→ **EXERCISE DETAILS**: Images are not part of the copy; transcribe all the data exactly.

→ **GIVEN MATERIAL**:

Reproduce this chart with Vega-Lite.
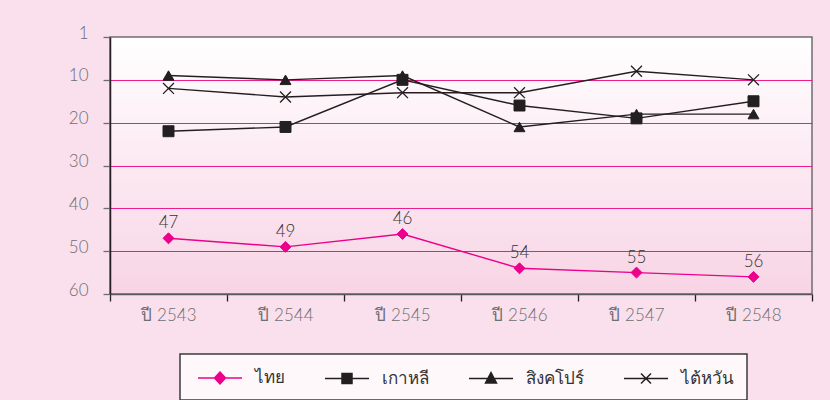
{
  "$schema": "https://vega.github.io/schema/vega-lite/v6.json",
  "width": 702,
  "height": 257,
  "autosize": {"type": "none"},
  "padding": {"left": 110, "top": 37, "right": 18, "bottom": 106},
  "background": "#FAE0EC",
  "config": {
    "font": "Lato",
    "view": {
      "stroke": "#6D6E71",
      "strokeWidth": 1.5,
      "fill": {
        "gradient": "linear",
        "x1": 0, "y1": 0, "x2": 0, "y2": 1,
        "stops": [
          {"offset": 0, "color": "#FFFFFF"},
          {"offset": 1, "color": "#F8D4E5"}
        ]
      }
    }
  },
  "data": {
    "values": [
      {"year": "ปี 2543", "country": "ไทย", "rank": 47},
      {"year": "ปี 2544", "country": "ไทย", "rank": 49},
      {"year": "ปี 2545", "country": "ไทย", "rank": 46},
      {"year": "ปี 2546", "country": "ไทย", "rank": 54},
      {"year": "ปี 2547", "country": "ไทย", "rank": 55},
      {"year": "ปี 2548", "country": "ไทย", "rank": 56},
      {"year": "ปี 2543", "country": "เกาหลี", "rank": 22},
      {"year": "ปี 2544", "country": "เกาหลี", "rank": 21},
      {"year": "ปี 2545", "country": "เกาหลี", "rank": 10},
      {"year": "ปี 2546", "country": "เกาหลี", "rank": 16},
      {"year": "ปี 2547", "country": "เกาหลี", "rank": 19},
      {"year": "ปี 2548", "country": "เกาหลี", "rank": 15},
      {"year": "ปี 2543", "country": "สิงคโปร์", "rank": 9},
      {"year": "ปี 2544", "country": "สิงคโปร์", "rank": 10},
      {"year": "ปี 2545", "country": "สิงคโปร์", "rank": 9},
      {"year": "ปี 2546", "country": "สิงคโปร์", "rank": 21},
      {"year": "ปี 2547", "country": "สิงคโปร์", "rank": 18},
      {"year": "ปี 2548", "country": "สิงคโปร์", "rank": 18},
      {"year": "ปี 2543", "country": "ไต้หวัน", "rank": 12},
      {"year": "ปี 2544", "country": "ไต้หวัน", "rank": 14},
      {"year": "ปี 2545", "country": "ไต้หวัน", "rank": 13},
      {"year": "ปี 2546", "country": "ไต้หวัน", "rank": 13},
      {"year": "ปี 2547", "country": "ไต้หวัน", "rank": 8},
      {"year": "ปี 2548", "country": "ไต้หวัน", "rank": 10}
    ]
  },
  "encoding": {
    "x": {
      "field": "year",
      "type": "ordinal",
      "sort": null,
      "scale": {"type": "band", "paddingInner": 0, "paddingOuter": 0},
      "axis": {
        "title": null,
        "labelAngle": 0,
        "tickBand": "extent",
        "domainColor": "#58595B",
        "domainWidth": 1.5,
        "tickColor": "#231F20",
        "tickWidth": 1.3,
        "tickSize": 7,
        "labelColor": "#6D6E71",
        "labelFontSize": 17,
        "labelFontWeight": 300,
        "labelPadding": 6,
        "grid": false
      }
    },
    "y": {
      "field": "rank",
      "type": "quantitative",
      "scale": {"domain": [0, 60], "reverse": true, "nice": false, "zero": false},
      "axis": {
        "title": null,
        "values": [0, 10, 20, 30, 40, 50, 60],
        "labelExpr": "datum.value === 0 ? '1' : datum.label",
        "domainColor": "#231F20",
        "domainWidth": 1.5,
        "tickColor": "#6D6E71",
        "tickWidth": 1.3,
        "tickSize": 7,
        "labelPadding": 15,
        "labelOffset": -4,
        "labelFontSize": 17,
        "labelFontWeight": 300,
        "labelColor": "#6D6E71",
        "grid": true,
        "gridWidth": 1,
        "gridColor": {
          "condition": {"test": "datum.value === 0 || datum.value === 60", "value": null},
          "value": "#EC1C8C"
        }
      }
    },
    "color": {
      "field": "country",
      "type": "nominal",
      "scale": {
        "domain": ["ไทย", "เกาหลี", "สิงคโปร์", "ไต้หวัน"],
        "range": ["#EC008C", "#231F20", "#231F20", "#231F20"]
      },
      "legend": {
        "title": null,
        "orient": "none",
        "legendX": 70,
        "legendY": 317,
        "direction": "horizontal",
        "symbolSize": 400,
        "symbolOffset": 16,
        "labelOffset": 24,
        "columnPadding": 35,
        "padding": 13,
        "strokeColor": "#3A3A3C",
        "fillColor": "#FFF8FB",
        "labelFontSize": 17,
        "labelColor": "#333333",
        "encode": {
          "legend": {"update": {"strokeWidth": {"value": 1.5}}},
          "symbols": {
            "update": {
              "shape": {"signal": "datum.value === 'ไทย' ? 'M-2.2,0H2.2M0,-0.6L0.55,0L0,0.6L-0.55,0Z' : datum.value === 'เกาหลี' ? 'M-2.2,0H2.2M-0.5,-0.5H0.5V0.5H-0.5Z' : datum.value === 'สิงคโปร์' ? 'M-2.2,0H2.2M0,-0.6L0.55,0.45L-0.55,0.45Z' : 'M-2.2,0H2.2M-0.5,-0.5L0.5,0.5M-0.5,0.5L0.5,-0.5'"},
              "fill": {"scale": "color", "field": "value"},
              "stroke": {"scale": "color", "field": "value"},
              "strokeWidth": {"value": 1.5},
              "opacity": {"value": 1}
            }
          }
        }
      }
    }
  },
  "layer": [
    {
      "mark": {"type": "line", "strokeWidth": 1.4},
      "encoding": {}
    },
    {
      "transform": [{"filter": "datum.country === 'ไทย'"}],
      "mark": {"type": "point", "shape": "diamond", "filled": true, "size": 120, "stroke": "#EC008C", "strokeWidth": 1, "opacity": 1}
    },
    {
      "transform": [{"filter": "datum.country === 'เกาหลี'"}],
      "mark": {"type": "point", "shape": "square", "filled": true, "size": 120, "stroke": "#231F20", "strokeWidth": 1, "opacity": 1}
    },
    {
      "transform": [{"filter": "datum.country === 'สิงคโปร์'"}],
      "mark": {"type": "point", "shape": "triangle-up", "filled": true, "size": 120, "stroke": "#231F20", "strokeWidth": 1, "opacity": 1}
    },
    {
      "transform": [{"filter": "datum.country === 'ไต้หวัน'"}],
      "mark": {"type": "point", "shape": "M-1,-1L1,1M-1,1L1,-1", "filled": true, "size": 120, "stroke": "#231F20", "strokeWidth": 1.3, "opacity": 1}
    },
    {
      "transform": [{"filter": "datum.country === 'ไทย'"}],
      "mark": {"type": "text", "dy": -10, "baseline": "alphabetic", "fontSize": 17, "fontWeight": 300},
      "encoding": {
        "text": {"field": "rank", "type": "quantitative"},
        "color": {"value": "#333333"}
      }
    }
  ]
}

→ **ANSWER TO THIS PROBLEM**:
Reproduce this chart with Vega-Lite.
{
  "$schema": "https://vega.github.io/schema/vega-lite/v6.json",
  "width": 702,
  "height": 257,
  "autosize": {"type": "none"},
  "padding": {"left": 110, "top": 37, "right": 18, "bottom": 106},
  "background": "#FAE0EC",
  "config": {
    "font": "Lato",
    "view": {
      "stroke": "#6D6E71",
      "strokeWidth": 1.5,
      "fill": {
        "gradient": "linear",
        "x1": 0, "y1": 0, "x2": 0, "y2": 1,
        "stops": [
          {"offset": 0, "color": "#FFFFFF"},
          {"offset": 1, "color": "#F8D4E5"}
        ]
      }
    }
  },
  "data": {
    "values": [
      {"year": "ปี 2543", "country": "ไทย", "rank": 47},
      {"year": "ปี 2544", "country": "ไทย", "rank": 49},
      {"year": "ปี 2545", "country": "ไทย", "rank": 46},
      {"year": "ปี 2546", "country": "ไทย", "rank": 54},
      {"year": "ปี 2547", "country": "ไทย", "rank": 55},
      {"year": "ปี 2548", "country": "ไทย", "rank": 56},
      {"year": "ปี 2543", "country": "เกาหลี", "rank": 22},
      {"year": "ปี 2544", "country": "เกาหลี", "rank": 21},
      {"year": "ปี 2545", "country": "เกาหลี", "rank": 10},
      {"year": "ปี 2546", "country": "เกาหลี", "rank": 16},
      {"year": "ปี 2547", "country": "เกาหลี", "rank": 19},
      {"year": "ปี 2548", "country": "เกาหลี", "rank": 15},
      {"year": "ปี 2543", "country": "สิงคโปร์", "rank": 9},
      {"year": "ปี 2544", "country": "สิงคโปร์", "rank": 10},
      {"year": "ปี 2545", "country": "สิงคโปร์", "rank": 9},
      {"year": "ปี 2546", "country": "สิงคโปร์", "rank": 21},
      {"year": "ปี 2547", "country": "สิงคโปร์", "rank": 18},
      {"year": "ปี 2548", "country": "สิงคโปร์", "rank": 18},
      {"year": "ปี 2543", "country": "ไต้หวัน", "rank": 12},
      {"year": "ปี 2544", "country": "ไต้หวัน", "rank": 14},
      {"year": "ปี 2545", "country": "ไต้หวัน", "rank": 13},
      {"year": "ปี 2546", "country": "ไต้หวัน", "rank": 13},
      {"year": "ปี 2547", "country": "ไต้หวัน", "rank": 8},
      {"year": "ปี 2548", "country": "ไต้หวัน", "rank": 10}
    ]
  },
  "encoding": {
    "x": {
      "field": "year",
      "type": "ordinal",
      "sort": null,
      "scale": {"type": "band", "paddingInner": 0, "paddingOuter": 0},
      "axis": {
        "title": null,
        "labelAngle": 0,
        "tickBand": "extent",
        "domainColor": "#58595B",
        "domainWidth": 1.5,
        "tickColor": "#231F20",
        "tickWidth": 1.3,
        "tickSize": 7,
        "labelColor": "#6D6E71",
        "labelFontSize": 17,
        "labelFontWeight": 300,
        "labelPadding": 6,
        "grid": false
      }
    },
    "y": {
      "field": "rank",
      "type": "quantitative",
      "scale": {"domain": [0, 60], "reverse": true, "nice": false, "zero": false},
      "axis": {
        "title": null,
        "values": [0, 10, 20, 30, 40, 50, 60],
        "labelExpr": "datum.value === 0 ? '1' : datum.label",
        "domainColor": "#231F20",
        "domainWidth": 1.5,
        "tickColor": "#6D6E71",
        "tickWidth": 1.3,
        "tickSize": 7,
        "labelPadding": 15,
        "labelOffset": -4,
        "labelFontSize": 17,
        "labelFontWeight": 300,
        "labelColor": "#6D6E71",
        "grid": true,
        "gridWidth": 1,
        "gridColor": {
          "condition": {"test": "datum.value === 0 || datum.value === 60", "value": null},
          "value": "#EC1C8C"
        }
      }
    },
    "color": {
      "field": "country",
      "type": "nominal",
      "scale": {
        "domain": ["ไทย", "เกาหลี", "สิงคโปร์", "ไต้หวัน"],
        "range": ["#EC008C", "#231F20", "#231F20", "#231F20"]
      },
      "legend": {
        "title": null,
        "orient": "none",
        "legendX": 70,
        "legendY": 317,
        "direction": "horizontal",
        "symbolSize": 400,
        "symbolOffset": 16,
        "labelOffset": 24,
        "columnPadding": 35,
        "padding": 13,
        "strokeColor": "#3A3A3C",
        "fillColor": "#FFF8FB",
        "labelFontSize": 17,
        "labelColor": "#333333",
        "encode": {
          "legend": {"update": {"strokeWidth": {"value": 1.5}}},
          "symbols": {
            "update": {
              "shape": {"signal": "datum.value === 'ไทย' ? 'M-2.2,0H2.2M0,-0.6L0.55,0L0,0.6L-0.55,0Z' : datum.value === 'เกาหลี' ? 'M-2.2,0H2.2M-0.5,-0.5H0.5V0.5H-0.5Z' : datum.value === 'สิงคโปร์' ? 'M-2.2,0H2.2M0,-0.6L0.55,0.45L-0.55,0.45Z' : 'M-2.2,0H2.2M-0.5,-0.5L0.5,0.5M-0.5,0.5L0.5,-0.5'"},
              "fill": {"scale": "color", "field": "value"},
              "stroke": {"scale": "color", "field": "value"},
              "strokeWidth": {"value": 1.5},
              "opacity": {"value": 1}
            }
          }
        }
      }
    }
  },
  "layer": [
    {
      "mark": {"type": "line", "strokeWidth": 1.4},
      "encoding": {}
    },
    {
      "transform": [{"filter": "datum.country === 'ไทย'"}],
      "mark": {"type": "point", "shape": "diamond", "filled": true, "size": 120, "stroke": "#EC008C", "strokeWidth": 1, "opacity": 1}
    },
    {
      "transform": [{"filter": "datum.country === 'เกาหลี'"}],
      "mark": {"type": "point", "shape": "square", "filled": true, "size": 120, "stroke": "#231F20", "strokeWidth": 1, "opacity": 1}
    },
    {
      "transform": [{"filter": "datum.country === 'สิงคโปร์'"}],
      "mark": {"type": "point", "shape": "triangle-up", "filled": true, "size": 120, "stroke": "#231F20", "strokeWidth": 1, "opacity": 1}
    },
    {
      "transform": [{"filter": "datum.country === 'ไต้หวัน'"}],
      "mark": {"type": "point", "shape": "M-1,-1L1,1M-1,1L1,-1", "filled": true, "size": 120, "stroke": "#231F20", "strokeWidth": 1.3, "opacity": 1}
    },
    {
      "transform": [{"filter": "datum.country === 'ไทย'"}],
      "mark": {"type": "text", "dy": -10, "baseline": "alphabetic", "fontSize": 17, "fontWeight": 300},
      "encoding": {
        "text": {"field": "rank", "type": "quantitative"},
        "color": {"value": "#333333"}
      }
    }
  ]
}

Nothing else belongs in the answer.